Perplexity AI: The Transparent AI That Changed the Way I Search

A Researcher’s Turning Point

It started with frustration. I was deep in a project and lost in a maze of tabs. Search results blended together, articles promised clarity but delivered filler, and I kept asking the same question. Where did this claim actually come from. I did not need more links. I needed a path I could defend.

That was when I tried Perplexity AI. The experience felt different from the first answer I saw. It did not hand me a wall of results. It spoke like a thoughtful colleague and it showed me its work.

The First Conversation With Perplexity

I typed a question I had been avoiding. The response arrived as a clear explanation with citations woven into each idea. I could open them, compare, and decide what to trust. The effect was subtle and powerful. I did not just get an answer. I got a trail of evidence I could follow.

This is the moment Perplexity begins to earn trust. It behaves like a conversational search engine that understands intent, then reaches outward to fetch context, and finally writes as if it cares about my time. It is not perfect. No tool is. But the presence of a visible trail changes how I read and how I think.

How Perplexity Works When You Look Closer

Perplexity combines two kinds of intelligence. One is the language understanding you expect from modern large language models. The other is live retrieval that looks up real sources while it answers. Together they form a rhythm. Understand the question. Search. Read. Synthesize. Cite. Clarify with follow ups.

There is also a mode that feels like delegating to a diligent assistant. You set an objective. Perplexity runs multiple searches, compares what it finds, and returns a structured report. It might take 2 to 4 minutes. It feels slower than a quick chat, but it buys you something precious. Confidence that the claims did not appear from thin air.

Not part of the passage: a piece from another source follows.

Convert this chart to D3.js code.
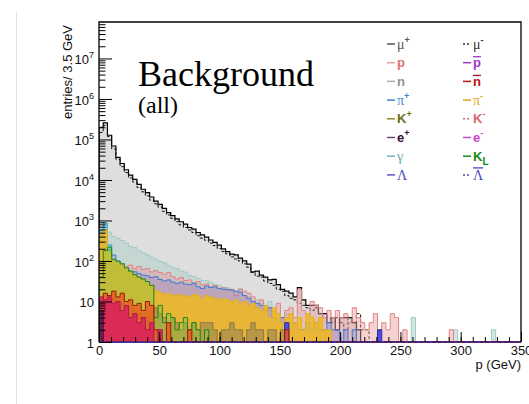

What Changed In My Day To Day Work

I noticed the difference first in how I prepared for meetings. Instead of skimming three articles and hoping for the best, I asked Perplexity for a concise brief. I clicked through the citations that looked most relevant, saved the ones I trusted, and walked in prepared to explain not only what I believed, but why.

Academic tasks improved next. I could scan a topic, capture a snapshot of current thinking, and trace every statement back to a document. For product research I could compare vendors and understand where each claim originated. Even for small things like cooking or travel planning, I liked having a way to check what seemed plausible against what was actually written.

Limits That Make You Wiser

Perplexity does not remove the need for judgment. It gives you links and context, but the quality of those sources still matters. Sometimes a cited page is thin. Sometimes two sources disagree. This is not a failure of the tool. It is a mirror held up to the internet. The transparency makes the uncertainty visible, and that visibility is a feature. It reminds you to verify before you state something as fact.

Why Perplexity Feels Different From Traditional Search

Traditional search makes you hunt. Perplexity makes you decide. Search results push you into pages one by one. Perplexity lifts key ideas into a single place and lets you branch out only where it matters. The rhythm of work changes. You spend less time collecting and more time thinking.

There is another shift that matters in 2025. Many AI tools write with impressive fluency, but they do not reveal where a claim came from. Perplexity puts provenance on the page. It treats citations as a core part of the experience. That choice changes everything from how teams debate to how students learn.

A Simple Workflow That Stuck

When I need to explore a new topic quickly, I draft questions and short outlines with a general chat model. When I need to rely on the result, I turn to Perplexity and ask for a brief that I can defend. I follow the strongest citations, refine the summary, and use my judgment to decide what stays. The combination of speed and grounding produces better work than either tool on its own.

Who Gets The Most From Perplexity

Students and Researchers

Use Perplexity to map a topic, collect starting points, and keep track of where each statement originates. It does not replace reading. It helps you read with intent.

Analysts, Journalists, and Consultants

Build concise briefs that your team can audit. The visible trail reduces review cycles and makes disagreements productive.

Developers and Product Teams

Use it to compare documentation and standards and to save links that matter to your stack. When you write design notes, include the citations you used. Future you will be grateful.

The Bigger Idea Behind Perplexity

The internet rewarded speed for a long time. Say it faster. Say it louder. In that race, truth often became optional. Perplexity points to a different standard for the next wave of AI tools. Not just generate a convincing answer. Generate an answer and show the evidence. That standard will not solve everything, but it moves work in the right direction. It makes room for trust.

Final Thoughts

Perplexity AI is not a magic wand. It is a better way to begin. Ask a clear question. Read the summary with care. Open the links. Keep what is strong and discard what is weak. Over time you will notice the shift that I did. Fewer tabs. Stronger arguments. Less doubt when you hit publish.

If your work depends on being right, not just being fast, Perplexity is worth learning well. It turns search into a conversation you can verify. That simple idea changed the way I research and the way I write. It might do the same for you.